Where is everything? Please refer to the South Jenny Lake area map to locate the visitor center, lake, boat dock, restrooms, store, ranger station and campground; and the park map for general information.
Where are Hidden Falls and Inspiration Point? You may hike around either end of the lake or take a shuttle boat to access the falls and vistas. Hidden Falls is 5 miles roundtrip and Inspiration Point is 6 miles roundtrip from the visitor center, or 1 mile and 2 miles respectively from the west boat dock for those using the Jenny Lake Boating shuttle boats (fee charged). Please refer to the Hiking Guide for more information.
What kind of boating opportunities are available?Jenny Lake Boating offers shuttle services across Jenny Lake, scenic cruises on Jenny Lake, and canoe and kayak rentals.

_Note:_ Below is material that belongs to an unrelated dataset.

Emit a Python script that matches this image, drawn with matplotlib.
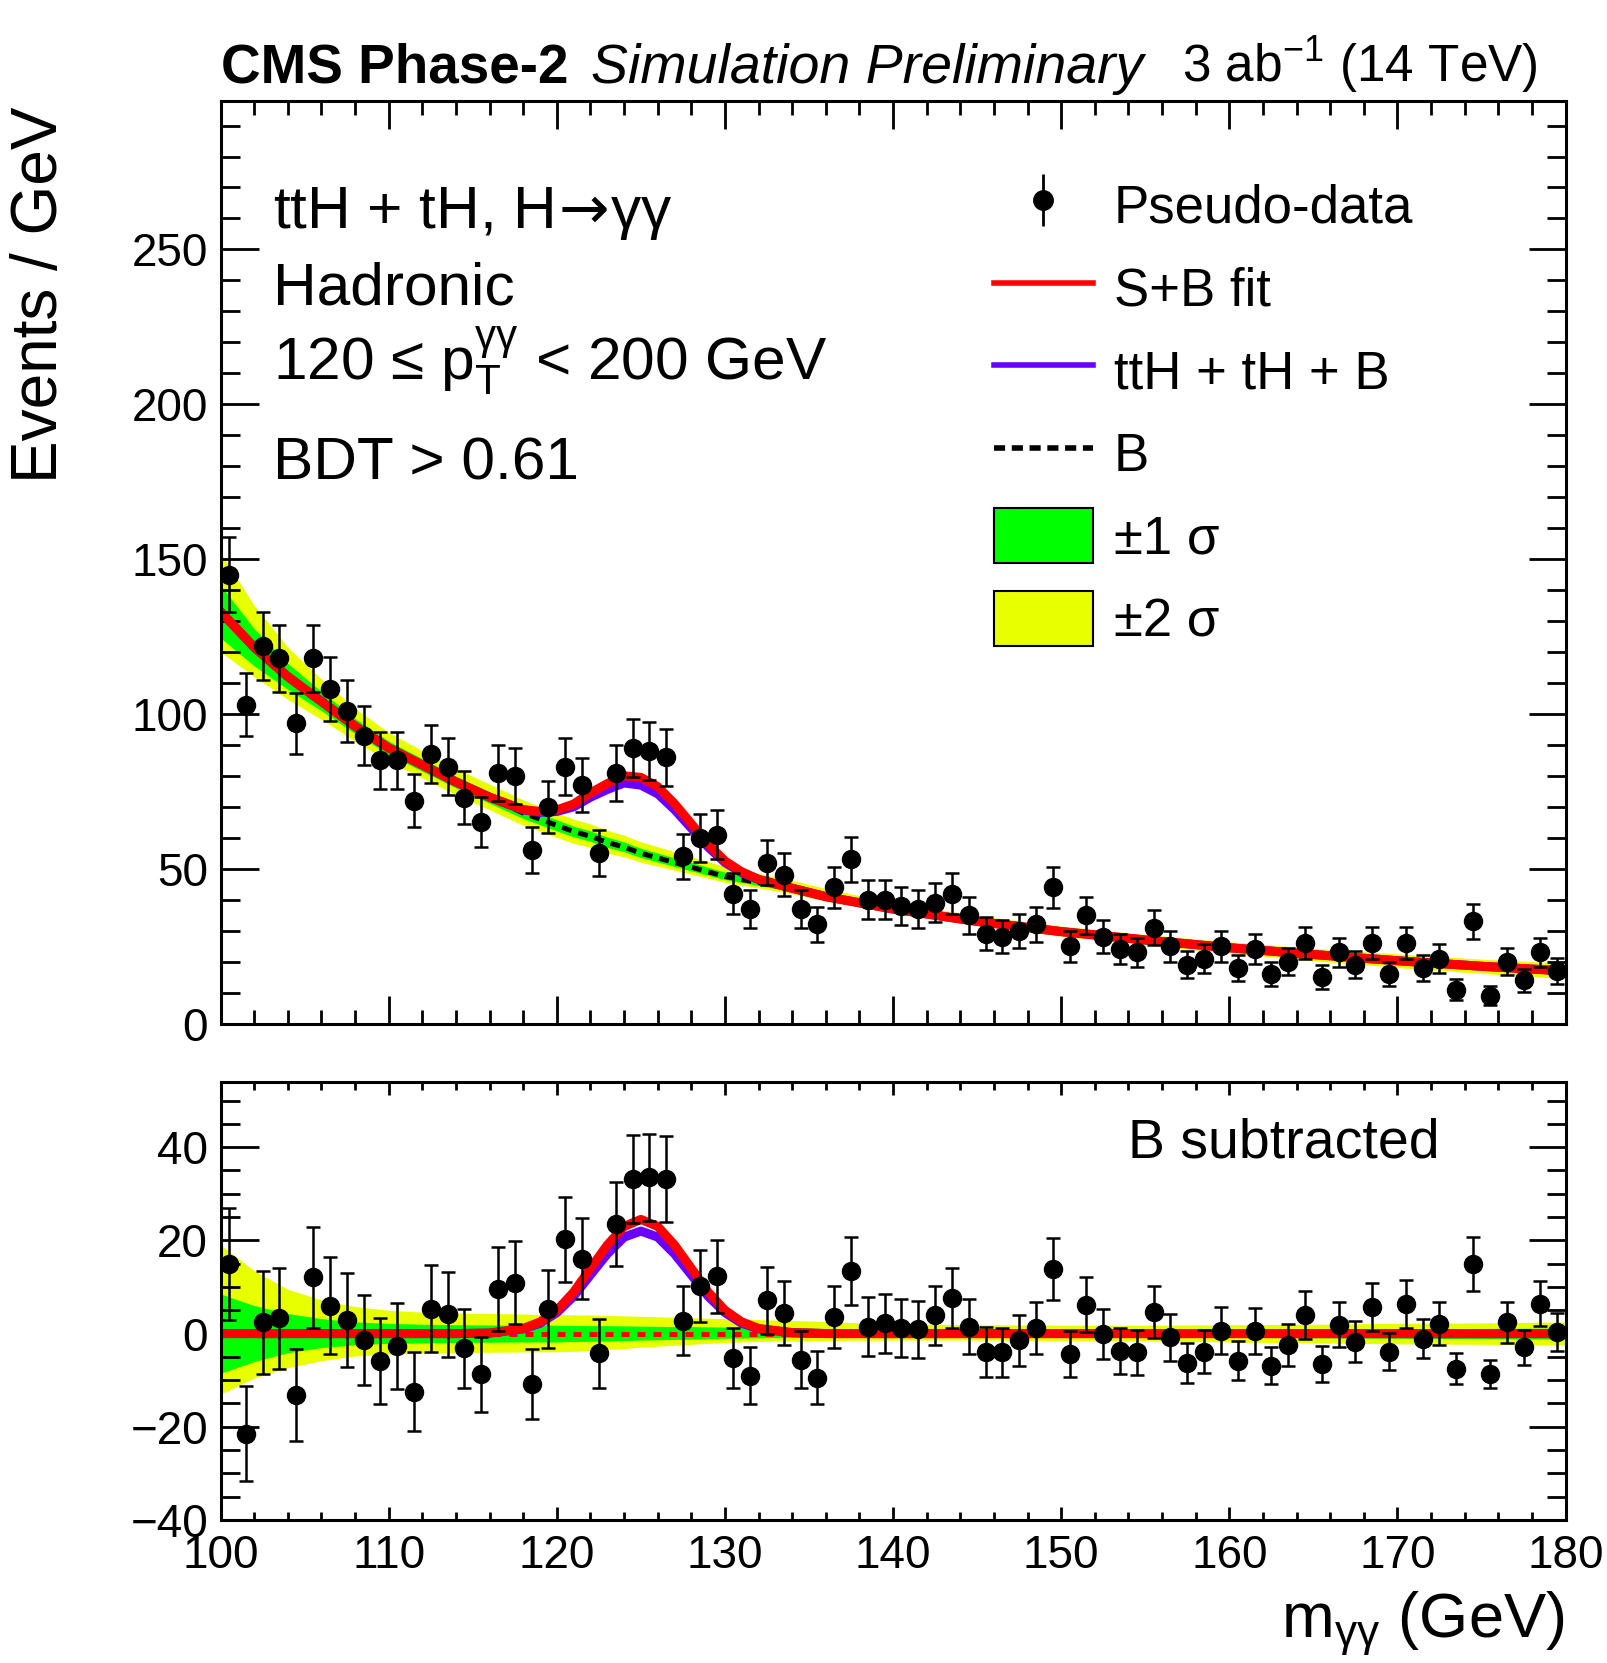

Are there bears at Jenny Lake? Yes, both black and grizzly bears, but don't be tricked! Black bears may be blonde, cinnamon, brown or black in color, and grizzly bears may be brown to black in color. Ask a ranger for more details. Please follow the park's Bear Safety recommendations.
How did Jenny Lake form? During the ice age, glaciers flowed down canyons and carved out depressions on the valley floor, depositing terminal moraines along the valley floor. Today water fills these depressions forming lakes. Jenny Lake is 256 feet deep at it deepest point!
Where did it come from? Visit our Area History page to learn more.
The Jenny Lake Visitor Center: Harrison Crandall homesteaded in 1924 near the Cathedral Group Turnout. He became the park's unofficial photographer using this cabin as his studio for many years. This is the cabin's third location.
The Jenny Lake Ranger Station: Lee Manges built his homestead cabin in 1925 near Windy Point. Rangers relocated the cabin turning it into the park's first ranger station and museum in 1930.
Jenny Lake name: The name Jenny Lake dates back to the Hayden Expedition of 1872 when Jenny Leigh, Shoshone Indian wife of Richard "Beaver Dick" Leigh, assisted the expedition.